A radicalização argumentativa impõe-se num aparente processo de desagregação ética. É como se não tivéssemos passado séculos na filosofia das buscas, como se tudo se reduzisse à sedução de uma impaciente expectativa. No desenrolar da rede, na crista de cada onda mediática, constrói-se uma perceção que não facilita a compreensão do todo e defendemo-nos com um discernimento cada vez mais limitado à circunstância, à nossa circunstância. Perdendo o domínio da interpretação do tempo e do espaço que nos rodeia, com que profundidade critica e factualidade comparada escrevemos o nosso quotidiano?
A regressão antecipa tensões culturais que no passado se revelaram sombrias. Segue, em linha paralela, com a indisponibilidade de pensar com o diferente, de sondar a diferença, entendendo-se o ‘outro’ como um obstáculo, perdendo-se a capacidade de escutar.
A dimensão da escuta, como instrumento relacional imprescindível, teve na última década um defensor à escala global, o Papa Francisco, que registou um modelo de Igreja em saída, podendo este ser equacionado como exemplo. Diante de uma crise histórica nas instituições políticas e religiosas, a Igreja católica em particular, o Papa formado entre jesuítas propôs outra geometria relacional para salvaguardar a realidade – que é «superior à ideia» (Evangelii Gaudium, 233) –, contrariando o totalitarismo, o populismo, a ideologia anti-histórica ou o retrocedismo da história.
Francisco lembrou que o espaço de convivência não é esférico, nem toda a gente está à mesma distância de um centro, como se toda a gente sonhasse o mesmo sonho. O modelo relacional que impulsionou Francisco é poliédrico, «reflete a confluência de todas as partes, que nele mantêm a sua originalidade». As doutrinas também progridem e dilatam-se com o tempo, afirmou o Papa num encontro com jesuítas portugueses, mas há inegáveis forças imobilistas. Assim, sem abdicar do direito e dever da denuncia ou da crítica, Francisco pôs em prática a escuta da dinâmica sinodal na Igreja católica – em tradução livre, «sinodalidade» significará «caminhar juntos, todos» –, sem negar que pode entender-se também como proposta inclusiva no exercício de uma «amizade social e política» (Laudato Sí, 231). Sintetizando, que todos, qualquer que seja a sua condição, oiçam todos, sem prejuízos, num processo de discussão e decisão.
O sucessor, Leão XIV, relança esta ‘sinodalidade’ no propósito da ‘unidade’, que, em contexto eclesial, como no político, pressupõe rever os critérios de ação. Se a ‘unidade’ se define na forma poliédrica, não há ‘unidade’ sem o livre reconhecimento da diversidade. A ‘unidade’ não é uniforme, mas, dentro dos requisitos de uma ética humanista e cristã, todos acomoda, procurando ‘reunir nesse poliedro o melhor de cada um’ (EG 236).
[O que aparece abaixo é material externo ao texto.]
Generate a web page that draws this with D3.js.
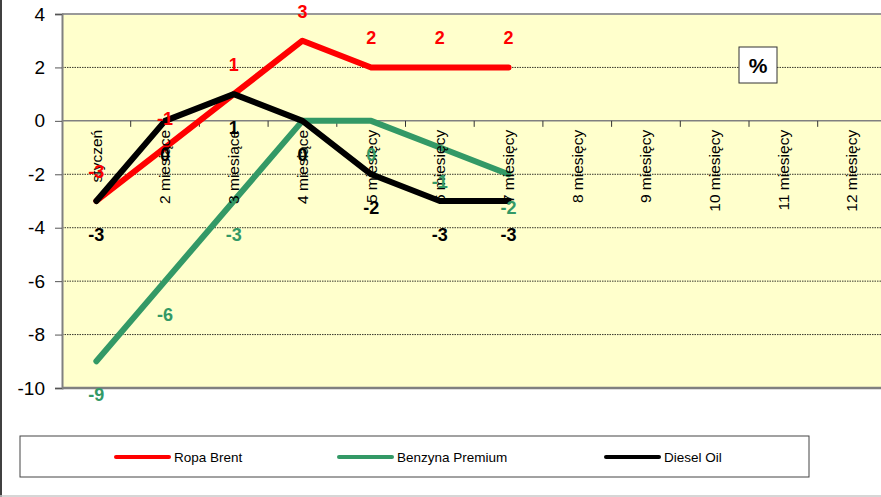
<!DOCTYPE html>
<html>
<head>
<meta charset="utf-8">
<script src="https://cdn.jsdelivr.net/npm/d3@7"></script>
<style>
  body { margin: 0; background: #fff; }
  svg { display: block; font-family: "Liberation Sans", Arial, sans-serif; }
</style>
</head>
<body>
<svg id="chart" width="881" height="497"></svg>
<script>
const categories = ['styczeń', '2 miesiące', '3 miesiące', '4 miesiące', '5 miesięcy', '6 miesięcy',
  '7 miesięcy', '8 miesięcy', '9 miesięcy', '10 miesięcy', '11 miesięcy', '12 miesięcy']
const ropaBrent = [-3, -1, 1, 3, 2, 2, 2]
const benzynaPremium = [-9, -6, -3, 0, 0, -1, -2]
const dieselOil = [-3, 0, 1, 0, -2, -3, -3]
const yTicks = [-10, -8, -6, -4, -2, 0, 2, 4]

const series = [
  { name: 'Ropa Brent', values: ropaBrent, color: '#ff0000', labelPos: 'above' },
  { name: 'Benzyna Premium', values: benzynaPremium, color: '#339966', labelPos: 'below' },
  { name: 'Diesel Oil', values: dieselOil, color: '#000000', labelPos: 'below' }
]

const svg = d3.select('#chart')
const plotLeft = 62
const plotTop = 14
const plotBottom = 388

const x = d3.scaleBand().domain(categories).range([plotLeft, plotLeft + 12 * 68.7]).padding(0)
const y = d3.scaleLinear().domain([-10, 4]).range([plotBottom, plotTop])

// outer frame bits
svg.append('line').attr('x1', 1).attr('x2', 1).attr('y1', 0).attr('y2', 497)
  .attr('stroke', '#000').attr('stroke-width', 1.5)
svg.append('line').attr('x1', 0).attr('x2', 881).attr('y1', 496).attr('y2', 496)
  .attr('stroke', '#c8c8c8').attr('stroke-width', 1.5)

// plot background
svg.append('rect')
  .attr('x', plotLeft).attr('y', plotTop)
  .attr('width', 881 - plotLeft).attr('height', plotBottom - plotTop)
  .attr('fill', '#ffffcc')

// gridlines
svg.append('g').selectAll('line')
  .data(yTicks.filter(d => d !== 0 && d !== -10 && d !== 4))
  .join('line')
  .attr('x1', plotLeft).attr('x2', 881)
  .attr('y1', d => y(d)).attr('y2', d => y(d))
  .attr('stroke', '#000').attr('stroke-width', 0.8)
  .attr('stroke-dasharray', '1.5,1')

// top border and zero line
svg.append('line').attr('x1', plotLeft).attr('x2', 881).attr('y1', y(4)).attr('y2', y(4))
  .attr('stroke', '#999').attr('stroke-width', 2)
svg.append('line').attr('x1', plotLeft).attr('x2', 881).attr('y1', y(0)).attr('y2', y(0))
  .attr('stroke', '#808080').attr('stroke-width', 1.5)

// y axis
const yAxis = svg.append('g')
  .attr('transform', 'translate(' + plotLeft + ',0)')
  .call(d3.axisLeft(y).tickValues(yTicks).tickSize(7).tickPadding(10).tickFormat(d3.format('d')))
yAxis.select('.domain').attr('stroke', '#808080').attr('stroke-width', 2)
yAxis.selectAll('.tick line').attr('stroke', '#555')
yAxis.selectAll('.tick text').attr('font-size', 19).attr('fill', '#000')
  .attr('font-family', '"Liberation Sans", Arial, sans-serif').text(d => d < 0 ? '-' + Math.abs(d) : d)

// bottom border
svg.append('line').attr('x1', plotLeft).attr('x2', 881).attr('y1', y(-10)).attr('y2', y(-10))
  .attr('stroke', '#808080').attr('stroke-width', 2.5)

// x axis ticks on the zero line
svg.append('g').selectAll('line')
  .data(categories.slice(1))
  .join('line')
  .attr('x1', d => x(d)).attr('x2', d => x(d))
  .attr('y1', y(0)).attr('y2', y(0) + 6)
  .attr('stroke', '#333').attr('stroke-width', 1)

// series lines
const line = d3.line()
  .x((d, i) => x(categories[i]) + x.bandwidth() / 2)
  .y(d => y(d))

svg.append('g').selectAll('path')
  .data(series)
  .join('path')
  .attr('d', d => line(d.values))
  .attr('fill', 'none')
  .attr('stroke', d => d.color)
  .attr('stroke-width', 6)
  .attr('stroke-linejoin', 'round')
  .attr('stroke-linecap', 'round')

// category labels
svg.append('g').selectAll('text')
  .data(categories)
  .join('text')
  .attr('transform', d => 'translate(' + (x(d) + x.bandwidth() / 2) + ',' + (y(0) + 9) + ') rotate(-90)')
  .attr('text-anchor', 'end')
  .attr('dy', '0.35em')
  .attr('font-size', 15.5)
  .attr('fill', '#000')
  .text(d => d)

// data labels
series.forEach(s => {
  svg.append('g').selectAll('text')
    .data(s.values)
    .join('text')
    .attr('x', (d, i) => x(categories[i]) + x.bandwidth() / 2)
    .attr('y', d => s.labelPos === 'above' ? y(d) - 23 : y(d) + 40)
    .attr('text-anchor', 'middle')
    .attr('font-size', 18)
    .attr('font-weight', 'bold')
    .attr('fill', s.color)
    .text(d => d < 0 ? '-' + Math.abs(d) : d)
})

// % box
svg.append('rect').attr('x', 739).attr('y', 47).attr('width', 38).attr('height', 36)
  .attr('fill', '#fff').attr('stroke', '#333').attr('stroke-width', 1)
svg.append('text').attr('x', 758).attr('y', 73).attr('text-anchor', 'middle')
  .attr('font-size', 21).attr('font-weight', 'bold').text('%')

// legend
const legend = svg.append('g')
legend.append('rect').attr('x', 20).attr('y', 436).attr('width', 789).attr('height', 41)
  .attr('fill', '#fff').attr('stroke', '#444').attr('stroke-width', 1)
const legendX = [116, 339, 606]
const item = legend.selectAll('g.item')
  .data(series)
  .join('g')
  .attr('class', 'item')
  .attr('transform', (d, i) => 'translate(' + legendX[i] + ',457)')
item.append('line').attr('x1', 0).attr('x2', 53).attr('y1', 0).attr('y2', 0)
  .attr('stroke', d => d.color).attr('stroke-width', 4).attr('stroke-linecap', 'round')
item.append('text').attr('x', 58).attr('dy', '0.35em').attr('font-size', 13.5)
  .text(d => d.name)
</script>
</body>
</html>
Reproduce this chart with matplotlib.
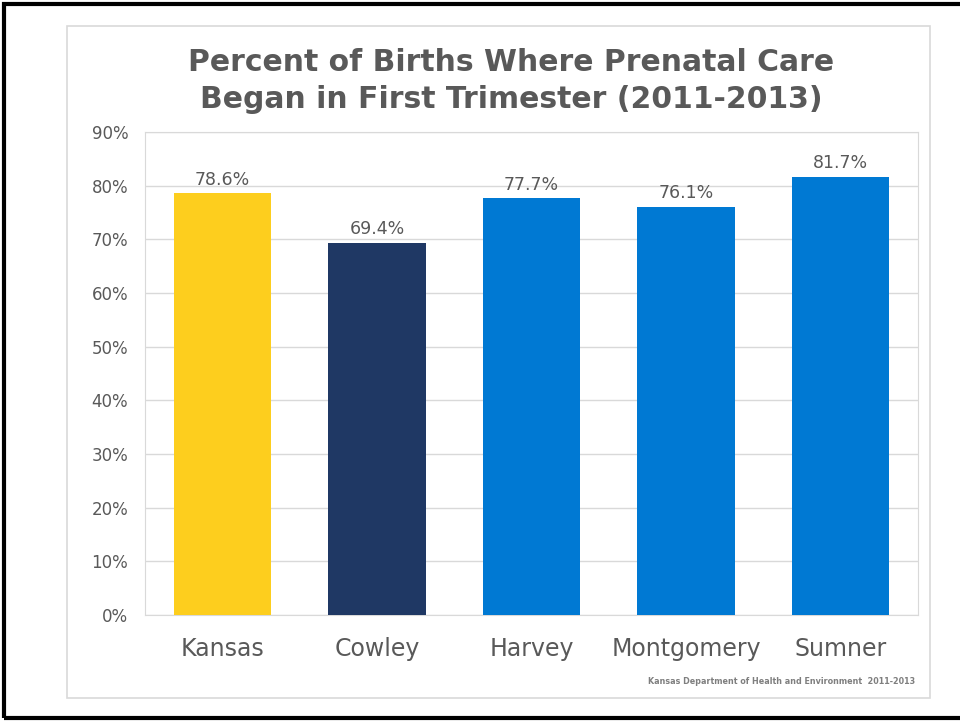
import matplotlib.pyplot as plt
from matplotlib.patches import Rectangle

categories = ['Kansas', 'Cowley', 'Harvey', 'Montgomery', 'Sumner']
values = [78.6, 69.4, 77.7, 76.1, 81.7]
colors = ['#FDCE1E', '#1F3864', '#0079D3', '#0079D3', '#0079D3']
yticks = list(range(0, 100, 10))

W, H = 960, 721
fig = plt.figure(figsize=(W / 100, H / 100), dpi=100)
fig.patch.set_facecolor('white')

# slide border (black) and chart frame (light gray)
fig.add_artist(Rectangle((4 / W, 1 - 718 / H), 1.0, 714 / H, transform=fig.transFigure,
                         fill=False, edgecolor='black', linewidth=3))
fig.add_artist(Rectangle((67 / W, 1 - 698 / H), (930 - 67) / W, (698 - 26) / H,
                         transform=fig.transFigure, fill=False, edgecolor='#D9D9D9', linewidth=1.2))

ax = fig.add_axes([145 / W, 1 - 615 / H, (918 - 145) / W, (615 - 132) / H])
x = range(len(categories))
bars = ax.bar(x, values, width=0.63, color=colors, zorder=3)
for i, v in enumerate(values):
    ax.text(i, v + 0.8, f'{v:.1f}%', ha='center', va='bottom', fontsize=12.5, color='#595959')

ax.set_ylim(0, 90)
ax.set_xlim(-0.5, len(categories) - 0.5)
ax.set_yticks(yticks)
ax.set_yticklabels([f'{t}%' for t in yticks], fontsize=12, color='#595959')
ax.set_xticks(list(x))
ax.set_xticklabels(categories, fontsize=17, color='#595959')
ax.tick_params(axis='both', length=0)
ax.tick_params(axis='y', pad=12)
ax.tick_params(axis='x', pad=16)
ax.grid(axis='y', color='#D9D9D9', linewidth=1, zorder=0)
for s in ax.spines.values():
    s.set_color('#D9D9D9')

fig.text(511 / W, 1 - 81 / H, 'Percent of Births Where Prenatal Care\nBegan in First Trimester (2011-2013)',
         ha='center', va='center', fontsize=21.5, fontweight='bold', color='#595959', linespacing=1.35)
fig.text(915 / W, 1 - 681 / H, 'Kansas Department of Health and Environment  2011-2013',
         ha='right', va='center', fontsize=5.8, fontweight='bold', color='#7F7F7F')

fig.savefig('out.png', dpi=100)
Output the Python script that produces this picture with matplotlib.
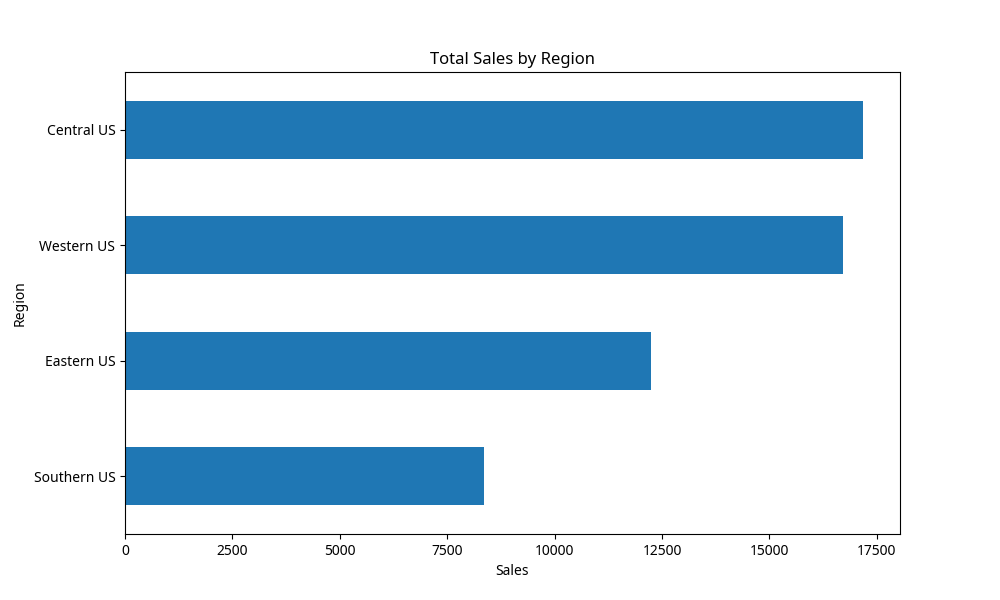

Tarefa utópica? Como entender este desafio de um Papa – e que está a ser difícil de digerir na Igreja, das bases à hierarquia… – nos jogos do poder, das relações individuais e coletivas, até no exercício político?
Quando se relativiza a escuta, reduz-se o conhecimento. Quando o diálogo é subvertido em discursos de ódio, pondo interesses tribais acima das ideias e dos ideais, não estamos a admitir a sociedade poliédrica, mas a negar a realidade que somos.